Explaining the move of fund managers, Energy Analytics Group Director Tom Finlon told Bloomberg, "Traders tend to pull their horns in times of uncertainty ... OPEC is overproducing. With the outcome of the OPEC meeting being unclear, and with generally strong supply circumstances, traders are reducing their positions."


Their move comes ahead of the OPEC meeting in Vienna on November 27 when members would decide whether to cut production or not after prices of oil in the international market plummeted by 30 percent since June.

The lower price of oil is the result of other cleaner sources of fuel being made available on a wider commercial scale that U.S. import of crude oil from OPEC went down to a 30-year-low.

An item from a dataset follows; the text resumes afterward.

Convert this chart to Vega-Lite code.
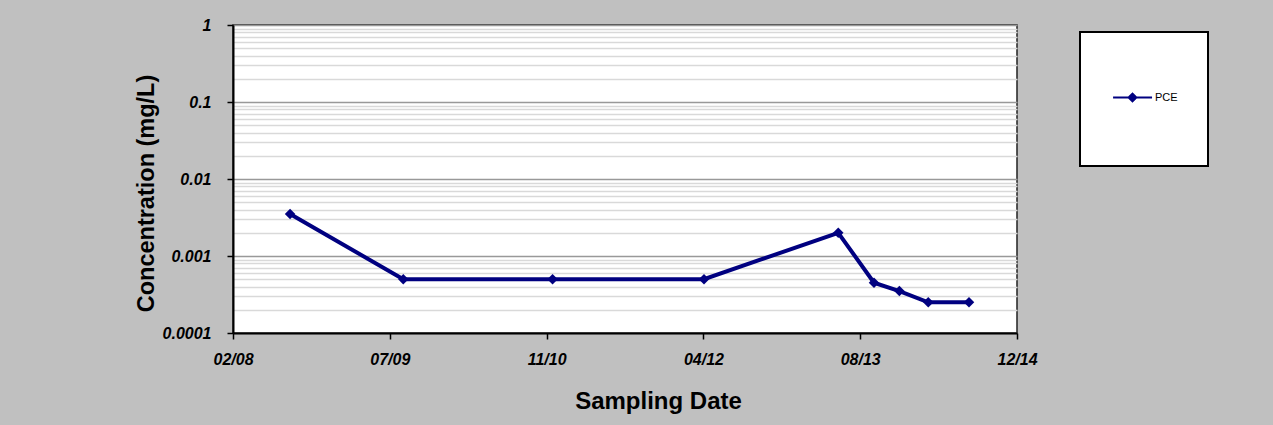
{
  "$schema": "https://vega.github.io/schema/vega-lite/v6.json",
  "autosize": {"type": "none"},
  "width": 784,
  "height": 308,
  "padding": {"left": 233, "top": 25, "right": 256, "bottom": 92},
  "background": "#c0c0c0",
  "config": {
    "view": {"fill": "white", "stroke": "#222222", "strokeWidth": 1.5},
    "font": "Liberation Sans"
  },
  "data": {
    "values": [
      {"date": "2008-08-24", "conc": 0.0035, "series": "PCE"},
      {"date": "2009-08-20", "conc": 0.0005, "series": "PCE"},
      {"date": "2010-12-09", "conc": 0.0005, "series": "PCE"},
      {"date": "2012-04-05", "conc": 0.0005, "series": "PCE"},
      {"date": "2013-06-07", "conc": 0.002, "series": "PCE"},
      {"date": "2013-09-29", "conc": 0.00045, "series": "PCE"},
      {"date": "2013-12-19", "conc": 0.00035, "series": "PCE"},
      {"date": "2014-03-21", "conc": 0.00025, "series": "PCE"},
      {"date": "2014-07-29", "conc": 0.00025, "series": "PCE"}
    ]
  },
  "mark": {
    "type": "line",
    "strokeWidth": 4,
    "point": {"shape": "diamond", "filled": true, "size": 110}
  },
  "encoding": {
    "x": {
      "field": "date",
      "type": "temporal",
      "scale": {
        "type": "utc",
        "domain": [
          {"year": 2008, "month": 2, "date": 24, "utc": true},
          {"year": 2014, "month": 12, "date": 29, "utc": true}
        ],
        "nice": false
      },
      "axis": {
        "values": [
          {"year": 2008, "month": 2, "date": 24, "utc": true},
          {"year": 2009, "month": 7, "date": 8, "utc": true},
          {"year": 2010, "month": 11, "date": 20, "utc": true},
          {"year": 2012, "month": 4, "date": 3, "utc": true},
          {"year": 2013, "month": 8, "date": 16, "utc": true},
          {"year": 2014, "month": 12, "date": 29, "utc": true}
        ],
        "labelExpr": "utcFormat(datum.value, '%m/%y')",
        "grid": false,
        "domainColor": "black",
        "domainWidth": 2,
        "tickColor": "black",
        "tickWidth": 1.5,
        "tickSize": 6,
        "labelFont": "Liberation Sans",
        "labelFontSize": 16,
        "labelFontWeight": "bold",
        "labelFontStyle": "italic",
        "labelColor": "black",
        "labelPadding": 12,
        "labelFlush": false,
        "labelOverlap": false,
        "title": "Sampling Date",
        "titleFont": "Liberation Sans",
        "titleFontSize": 24,
        "titleFontWeight": "bold",
        "titleColor": "black",
        "titleX": 425,
        "titleY": 75,
        "titleAlign": "center",
        "titleBaseline": "alphabetic"
      }
    },
    "y": {
      "field": "conc",
      "type": "quantitative",
      "scale": {"type": "log", "domain": [0.0001, 1], "nice": false},
      "axis": {
        "values": [0.0001, 0.0002, 0.0003, 0.0004, 0.0005, 0.0006, 0.0007, 0.0008, 0.0009,
                   0.001, 0.002, 0.003, 0.004, 0.005, 0.006, 0.007, 0.008, 0.009,
                   0.01, 0.02, 0.03, 0.04, 0.05, 0.06, 0.07, 0.08, 0.09,
                   0.1, 0.2, 0.3, 0.4, 0.5, 0.6, 0.7, 0.8, 0.9, 1],
        "labelExpr": "indexof([1,0.1,0.01,0.001,0.0001], datum.value) >= 0 ? format(datum.value, '~g') : ''",
        "grid": true,
        "gridColor": {"condition": {"test": "indexof([1,0.1,0.01,0.001,0.0001], datum.value) >= 0", "value": "#999999"}, "value": "#d9d9d9"},
        "gridWidth": 1.3,
        "tickSize": {"condition": {"test": "indexof([1,0.1,0.01,0.001,0.0001], datum.value) >= 0", "value": 6}, "value": 0},
        "tickColor": "black",
        "tickWidth": 1.5,
        "domainColor": "black",
        "domainWidth": 2,
        "labelFont": "Liberation Sans",
        "labelFontSize": 16,
        "labelFontWeight": "bold",
        "labelFontStyle": "italic",
        "labelColor": "black",
        "labelPadding": 16,
        "labelFlush": false,
        "labelOverlap": false,
        "labelBaseline": "middle",
        "title": "Concentration (mg/L)",
        "titleFont": "Liberation Sans",
        "titleFontSize": 23.5,
        "titleFontWeight": "bold",
        "titleColor": "black",
        "titleX": -80,
        "titleY": 168,
        "titleAngle": -90,
        "titleAlign": "center",
        "titleBaseline": "alphabetic"
      }
    },
    "color": {
      "field": "series",
      "type": "nominal",
      "scale": {"range": ["#000080"]},
      "legend": {
        "title": null,
        "orient": "none",
        "legendX": 847,
        "legendY": 7,
        "fillColor": "white",
        "strokeColor": "black",
        "padding": 30,
        "symbolType": "M-0.94,0H0.19M-0.49,0L-0.377,-0.11L-0.265,0L-0.377,0.11ZM-0.377,1L-0.377,1M-0.377,-1L-0.377,-1",
        "symbolSize": 4761,
        "symbolStrokeWidth": 2,
        "symbolFillColor": "#000080",
        "symbolStrokeColor": "#000080",
        "labelOffset": -26,
        "labelFont": "Liberation Sans",
        "labelFontSize": 11,
        "labelColor": "black",
        "encode": {"legend": {"update": {"strokeWidth": {"value": 2}}}}
      }
    }
  }
}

By August, OPEC's share of crude oil imports to the U.S. was down 40 percent to 2.9 million barrels daily.

Data from the U.S. Department of Energy said that at the peak of U.S. importation of crude oil from the OPEC in 1976, it accounted for 88 percent of OPEC share in U.S. crude imports now down to 40 percent.

It also accounts for 40 percent of global output or 30.97 million barrels per day in October. It was the fifth consecutive month that OPEC went beyond its 30 million target.

A Bloomberg survey showed that half of Bloomberg analysts believe the producers would reduce their production, while the other half think they would let the status quo remain.

Michael Lynch, president of Strategic Energy & Economic Research, opines that the meeting would not result in any major change in production levels because the Saudis "are not dissatisfied at this price level."

At a meeting on November 12 in Acapulco, Mexico, Saudi Oil Minister Ali Al-Naimi committed the kingdom to a stable oil price and quashed speculations that oil producers are in a war whether to cut or keep production rates at their current levels.